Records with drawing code
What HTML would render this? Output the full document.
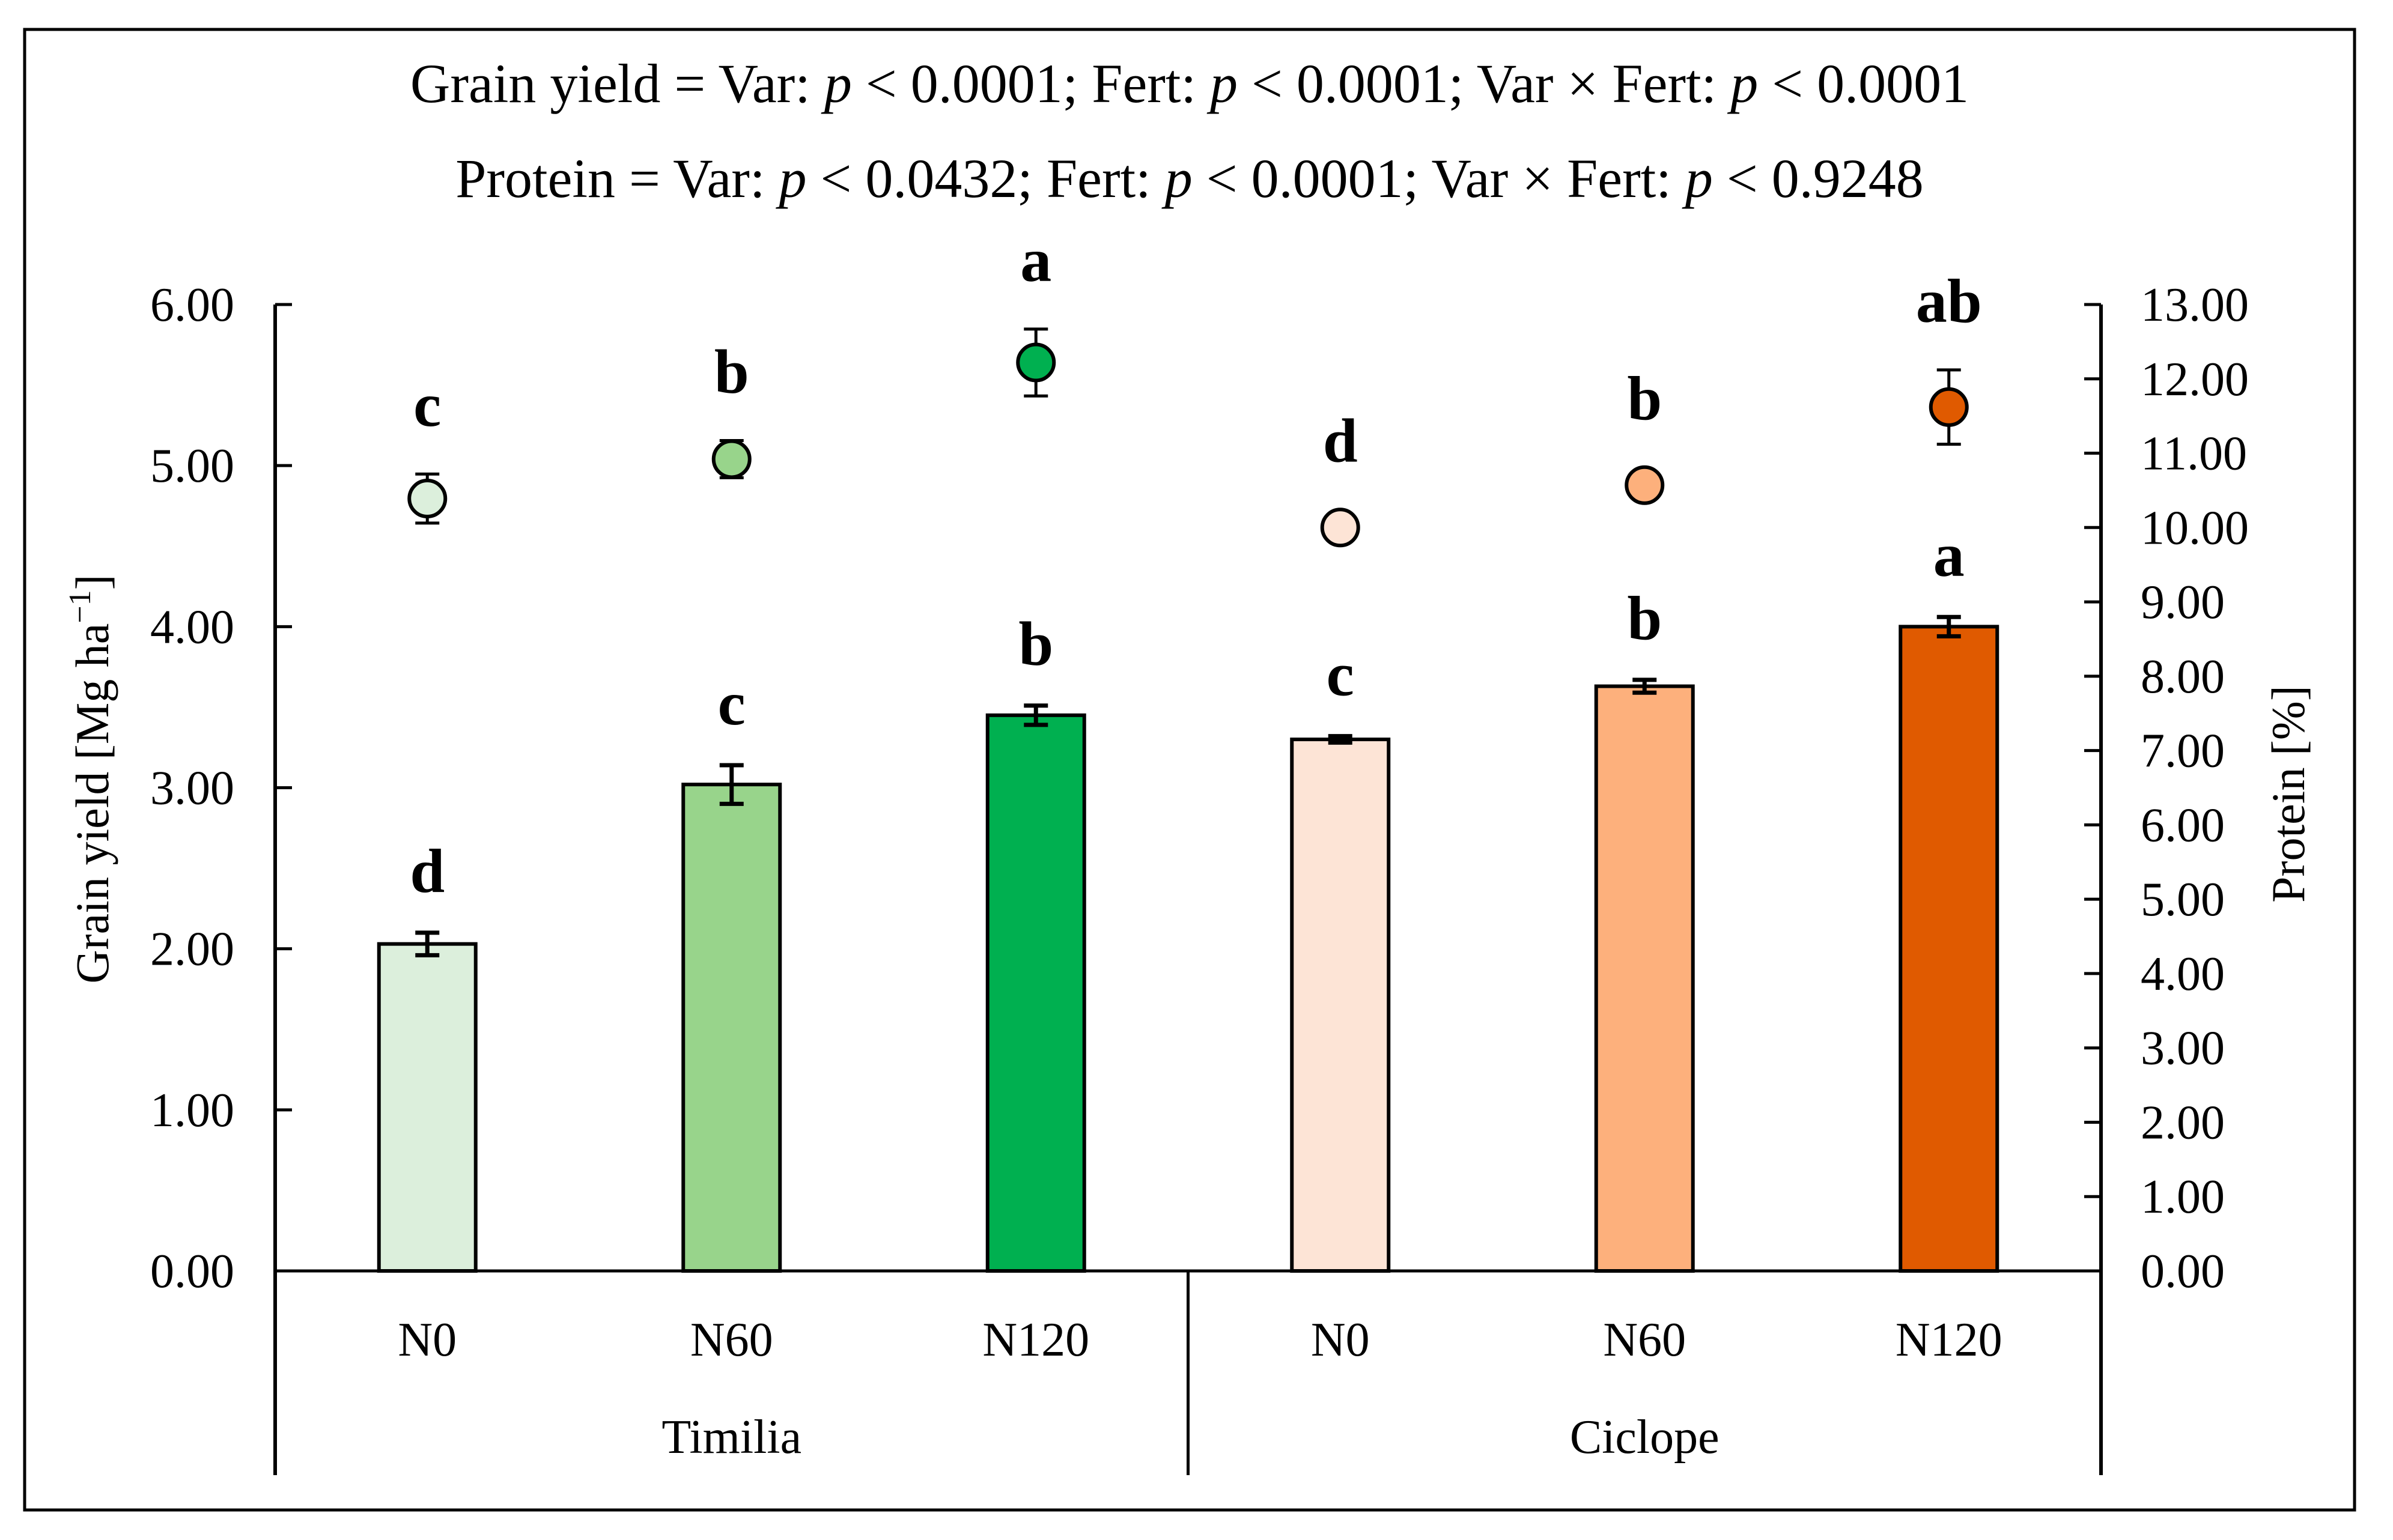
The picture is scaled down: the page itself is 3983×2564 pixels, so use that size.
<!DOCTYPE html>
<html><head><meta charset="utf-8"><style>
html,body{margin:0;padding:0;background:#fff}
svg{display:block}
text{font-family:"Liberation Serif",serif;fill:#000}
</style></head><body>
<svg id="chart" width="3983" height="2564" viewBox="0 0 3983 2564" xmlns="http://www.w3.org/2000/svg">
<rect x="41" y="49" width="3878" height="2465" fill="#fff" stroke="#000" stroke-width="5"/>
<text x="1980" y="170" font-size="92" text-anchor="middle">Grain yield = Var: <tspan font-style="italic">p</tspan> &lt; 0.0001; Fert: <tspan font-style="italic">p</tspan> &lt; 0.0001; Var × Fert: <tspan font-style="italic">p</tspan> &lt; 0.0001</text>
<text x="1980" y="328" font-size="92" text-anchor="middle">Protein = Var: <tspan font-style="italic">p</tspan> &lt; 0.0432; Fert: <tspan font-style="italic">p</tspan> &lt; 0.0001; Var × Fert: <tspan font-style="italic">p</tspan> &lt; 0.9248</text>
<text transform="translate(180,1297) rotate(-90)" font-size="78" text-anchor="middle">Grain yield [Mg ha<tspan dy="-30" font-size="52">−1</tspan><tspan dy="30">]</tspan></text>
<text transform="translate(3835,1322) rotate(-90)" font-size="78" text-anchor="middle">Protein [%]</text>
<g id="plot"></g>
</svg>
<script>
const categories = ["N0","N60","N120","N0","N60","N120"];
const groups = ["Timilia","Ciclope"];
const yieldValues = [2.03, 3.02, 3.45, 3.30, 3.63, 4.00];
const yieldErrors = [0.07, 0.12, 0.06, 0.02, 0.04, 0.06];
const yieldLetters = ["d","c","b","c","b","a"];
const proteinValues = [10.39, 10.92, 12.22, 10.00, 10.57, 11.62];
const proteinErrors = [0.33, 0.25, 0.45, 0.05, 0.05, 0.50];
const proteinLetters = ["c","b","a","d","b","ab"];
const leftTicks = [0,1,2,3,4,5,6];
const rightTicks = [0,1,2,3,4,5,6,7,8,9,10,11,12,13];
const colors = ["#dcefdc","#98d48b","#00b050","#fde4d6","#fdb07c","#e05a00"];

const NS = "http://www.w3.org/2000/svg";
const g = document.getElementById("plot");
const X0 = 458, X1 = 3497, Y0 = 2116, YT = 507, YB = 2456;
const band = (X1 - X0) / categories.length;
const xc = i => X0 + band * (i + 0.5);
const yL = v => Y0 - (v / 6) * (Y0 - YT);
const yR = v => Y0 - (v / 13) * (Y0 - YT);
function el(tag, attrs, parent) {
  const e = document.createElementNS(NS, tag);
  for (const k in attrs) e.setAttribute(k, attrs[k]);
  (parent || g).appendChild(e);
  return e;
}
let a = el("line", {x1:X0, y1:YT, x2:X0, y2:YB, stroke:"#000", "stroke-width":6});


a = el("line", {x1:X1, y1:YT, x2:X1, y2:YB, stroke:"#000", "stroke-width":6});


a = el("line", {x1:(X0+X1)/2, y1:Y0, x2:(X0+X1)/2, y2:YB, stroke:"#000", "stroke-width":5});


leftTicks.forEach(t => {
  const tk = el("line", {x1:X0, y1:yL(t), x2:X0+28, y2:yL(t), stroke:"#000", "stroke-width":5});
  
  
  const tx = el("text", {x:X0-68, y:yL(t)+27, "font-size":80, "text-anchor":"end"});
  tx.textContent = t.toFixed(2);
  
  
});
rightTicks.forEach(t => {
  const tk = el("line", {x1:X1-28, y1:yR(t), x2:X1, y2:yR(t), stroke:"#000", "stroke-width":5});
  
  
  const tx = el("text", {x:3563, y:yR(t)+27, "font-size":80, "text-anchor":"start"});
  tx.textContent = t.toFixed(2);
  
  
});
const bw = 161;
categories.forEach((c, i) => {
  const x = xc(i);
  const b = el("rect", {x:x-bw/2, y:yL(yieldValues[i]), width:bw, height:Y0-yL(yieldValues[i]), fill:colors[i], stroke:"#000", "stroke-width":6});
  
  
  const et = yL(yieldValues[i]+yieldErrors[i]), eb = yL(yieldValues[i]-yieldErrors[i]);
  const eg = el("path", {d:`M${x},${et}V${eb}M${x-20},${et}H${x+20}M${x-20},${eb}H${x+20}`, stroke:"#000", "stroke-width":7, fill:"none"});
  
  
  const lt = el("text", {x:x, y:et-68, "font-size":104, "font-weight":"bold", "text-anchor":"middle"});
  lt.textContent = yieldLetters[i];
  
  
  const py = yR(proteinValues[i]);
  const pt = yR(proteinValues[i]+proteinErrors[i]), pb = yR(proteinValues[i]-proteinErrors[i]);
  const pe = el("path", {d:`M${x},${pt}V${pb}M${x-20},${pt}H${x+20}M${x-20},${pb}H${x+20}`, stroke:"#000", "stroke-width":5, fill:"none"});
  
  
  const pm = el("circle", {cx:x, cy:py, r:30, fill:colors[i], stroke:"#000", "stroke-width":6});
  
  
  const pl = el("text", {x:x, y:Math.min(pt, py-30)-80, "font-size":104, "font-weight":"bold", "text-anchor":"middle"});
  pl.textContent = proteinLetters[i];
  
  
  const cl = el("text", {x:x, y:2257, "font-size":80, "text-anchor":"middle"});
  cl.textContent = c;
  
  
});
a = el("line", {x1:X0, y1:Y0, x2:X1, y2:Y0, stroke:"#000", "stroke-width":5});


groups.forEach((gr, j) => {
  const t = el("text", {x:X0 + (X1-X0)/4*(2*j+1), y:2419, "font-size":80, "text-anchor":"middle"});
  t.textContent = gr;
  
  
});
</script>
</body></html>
--
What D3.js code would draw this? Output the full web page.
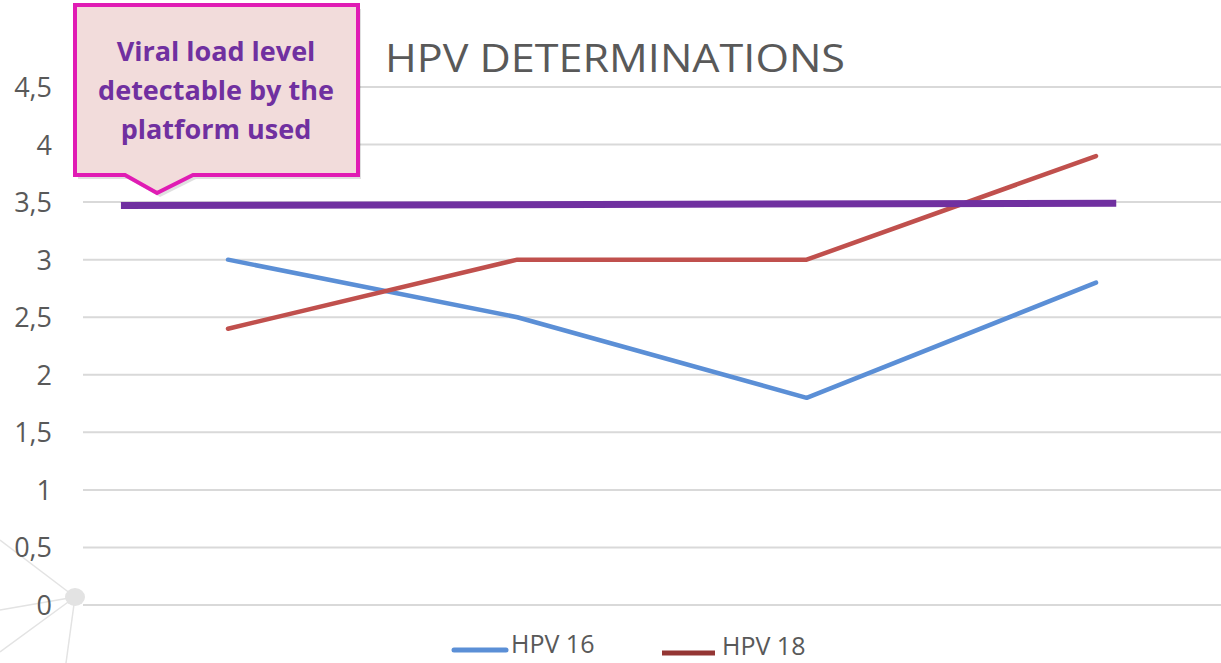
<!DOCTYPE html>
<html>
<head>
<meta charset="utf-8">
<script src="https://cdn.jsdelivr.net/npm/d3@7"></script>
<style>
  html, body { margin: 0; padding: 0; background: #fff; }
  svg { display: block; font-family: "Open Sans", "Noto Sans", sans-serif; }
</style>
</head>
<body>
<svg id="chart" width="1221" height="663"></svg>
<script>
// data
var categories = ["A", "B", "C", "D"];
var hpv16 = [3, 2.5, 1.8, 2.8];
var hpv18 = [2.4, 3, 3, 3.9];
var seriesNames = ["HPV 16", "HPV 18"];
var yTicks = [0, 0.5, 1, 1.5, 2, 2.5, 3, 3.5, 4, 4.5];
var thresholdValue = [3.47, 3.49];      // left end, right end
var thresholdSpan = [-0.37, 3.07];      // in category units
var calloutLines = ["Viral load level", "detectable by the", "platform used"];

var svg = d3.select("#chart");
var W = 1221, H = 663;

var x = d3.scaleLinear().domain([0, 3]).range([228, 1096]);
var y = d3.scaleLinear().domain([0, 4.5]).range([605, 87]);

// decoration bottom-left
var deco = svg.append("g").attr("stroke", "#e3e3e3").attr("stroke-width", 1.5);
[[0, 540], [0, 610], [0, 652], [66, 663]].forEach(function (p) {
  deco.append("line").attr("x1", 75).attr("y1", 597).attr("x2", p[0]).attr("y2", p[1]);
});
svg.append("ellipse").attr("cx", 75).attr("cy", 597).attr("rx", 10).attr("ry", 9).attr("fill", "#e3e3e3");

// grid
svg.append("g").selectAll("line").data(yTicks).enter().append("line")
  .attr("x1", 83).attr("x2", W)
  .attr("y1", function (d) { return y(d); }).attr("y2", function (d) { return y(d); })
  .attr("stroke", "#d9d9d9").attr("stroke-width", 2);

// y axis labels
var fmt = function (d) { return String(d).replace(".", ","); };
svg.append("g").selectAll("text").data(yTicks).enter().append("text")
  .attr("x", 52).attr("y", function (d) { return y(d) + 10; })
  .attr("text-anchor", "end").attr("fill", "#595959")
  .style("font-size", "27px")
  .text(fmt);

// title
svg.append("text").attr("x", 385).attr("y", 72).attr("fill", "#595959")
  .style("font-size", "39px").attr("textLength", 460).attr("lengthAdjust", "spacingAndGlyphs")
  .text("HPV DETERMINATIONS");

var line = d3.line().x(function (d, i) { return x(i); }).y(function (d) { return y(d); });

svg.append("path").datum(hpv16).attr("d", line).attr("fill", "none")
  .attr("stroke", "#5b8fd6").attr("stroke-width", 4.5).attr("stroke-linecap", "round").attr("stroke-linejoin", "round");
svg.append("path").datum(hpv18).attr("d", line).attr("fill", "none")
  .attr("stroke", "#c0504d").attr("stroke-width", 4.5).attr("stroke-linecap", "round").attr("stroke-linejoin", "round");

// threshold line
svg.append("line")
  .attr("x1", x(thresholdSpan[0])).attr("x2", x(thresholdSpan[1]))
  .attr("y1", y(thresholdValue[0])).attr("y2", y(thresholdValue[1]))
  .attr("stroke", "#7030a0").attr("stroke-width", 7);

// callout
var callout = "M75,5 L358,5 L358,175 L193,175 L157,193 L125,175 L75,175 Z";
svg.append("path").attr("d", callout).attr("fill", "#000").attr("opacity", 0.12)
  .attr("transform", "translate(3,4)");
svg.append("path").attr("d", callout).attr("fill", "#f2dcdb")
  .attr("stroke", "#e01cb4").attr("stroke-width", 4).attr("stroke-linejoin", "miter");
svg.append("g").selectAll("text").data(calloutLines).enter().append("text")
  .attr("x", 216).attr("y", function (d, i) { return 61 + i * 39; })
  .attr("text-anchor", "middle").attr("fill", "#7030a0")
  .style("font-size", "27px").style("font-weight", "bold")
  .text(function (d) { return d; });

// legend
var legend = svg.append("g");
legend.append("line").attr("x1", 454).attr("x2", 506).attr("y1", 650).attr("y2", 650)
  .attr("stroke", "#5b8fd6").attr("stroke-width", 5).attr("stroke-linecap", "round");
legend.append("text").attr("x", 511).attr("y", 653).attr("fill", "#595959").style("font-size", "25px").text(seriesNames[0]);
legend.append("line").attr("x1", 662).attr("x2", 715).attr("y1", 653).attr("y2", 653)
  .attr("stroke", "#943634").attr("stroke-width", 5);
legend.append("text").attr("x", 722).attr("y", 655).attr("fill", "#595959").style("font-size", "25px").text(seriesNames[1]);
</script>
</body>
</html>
* * *
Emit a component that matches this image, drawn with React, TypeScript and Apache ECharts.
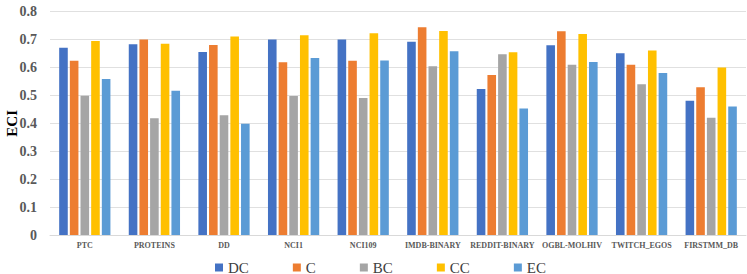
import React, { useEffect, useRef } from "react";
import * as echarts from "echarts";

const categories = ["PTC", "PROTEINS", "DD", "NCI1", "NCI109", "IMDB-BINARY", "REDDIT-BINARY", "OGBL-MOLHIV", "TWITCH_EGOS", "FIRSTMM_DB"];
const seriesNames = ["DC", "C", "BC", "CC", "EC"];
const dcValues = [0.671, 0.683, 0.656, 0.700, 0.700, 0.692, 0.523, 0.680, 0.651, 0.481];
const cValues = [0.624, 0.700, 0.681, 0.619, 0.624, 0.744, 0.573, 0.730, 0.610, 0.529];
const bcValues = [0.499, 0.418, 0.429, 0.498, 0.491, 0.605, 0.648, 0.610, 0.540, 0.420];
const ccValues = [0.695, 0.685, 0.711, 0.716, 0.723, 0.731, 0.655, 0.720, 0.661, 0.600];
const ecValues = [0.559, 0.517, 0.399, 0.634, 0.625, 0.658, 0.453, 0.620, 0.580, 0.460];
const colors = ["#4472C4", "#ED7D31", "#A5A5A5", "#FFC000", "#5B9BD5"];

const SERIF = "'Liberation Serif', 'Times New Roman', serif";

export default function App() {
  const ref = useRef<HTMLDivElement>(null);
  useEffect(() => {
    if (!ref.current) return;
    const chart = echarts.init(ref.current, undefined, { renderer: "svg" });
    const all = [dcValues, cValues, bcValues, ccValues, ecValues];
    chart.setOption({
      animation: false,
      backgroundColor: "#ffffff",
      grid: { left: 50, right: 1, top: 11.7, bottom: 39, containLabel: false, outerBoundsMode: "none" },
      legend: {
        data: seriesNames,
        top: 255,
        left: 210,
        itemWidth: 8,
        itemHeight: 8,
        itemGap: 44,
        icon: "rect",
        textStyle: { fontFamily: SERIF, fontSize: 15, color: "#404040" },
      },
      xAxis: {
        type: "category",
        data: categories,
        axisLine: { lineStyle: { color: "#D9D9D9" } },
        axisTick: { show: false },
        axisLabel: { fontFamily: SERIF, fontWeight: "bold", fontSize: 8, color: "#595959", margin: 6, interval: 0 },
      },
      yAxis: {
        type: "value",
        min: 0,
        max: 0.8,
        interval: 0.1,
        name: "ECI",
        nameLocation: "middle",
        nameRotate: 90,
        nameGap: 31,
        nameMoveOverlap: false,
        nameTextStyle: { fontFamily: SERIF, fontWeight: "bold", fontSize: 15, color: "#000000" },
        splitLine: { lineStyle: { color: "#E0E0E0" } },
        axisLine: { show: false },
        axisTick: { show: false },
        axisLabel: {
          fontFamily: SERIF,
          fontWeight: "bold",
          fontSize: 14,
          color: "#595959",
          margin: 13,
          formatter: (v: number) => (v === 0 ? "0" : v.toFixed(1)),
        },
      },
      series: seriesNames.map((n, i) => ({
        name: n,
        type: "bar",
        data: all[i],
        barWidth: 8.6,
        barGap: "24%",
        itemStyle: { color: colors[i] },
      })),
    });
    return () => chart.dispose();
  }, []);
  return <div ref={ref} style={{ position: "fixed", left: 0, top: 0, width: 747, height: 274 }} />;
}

*Problem details*
Start with the line that includes "Emit a component" and finish with the line that includes "import * as": reproduce those lines exactly, nothing before or after, and omit any pictures.

*Exercise response*
Emit a component that matches this image, drawn with React, TypeScript and Apache ECharts.
import React, { useEffect, useRef } from "react";
import * as echarts from "echarts";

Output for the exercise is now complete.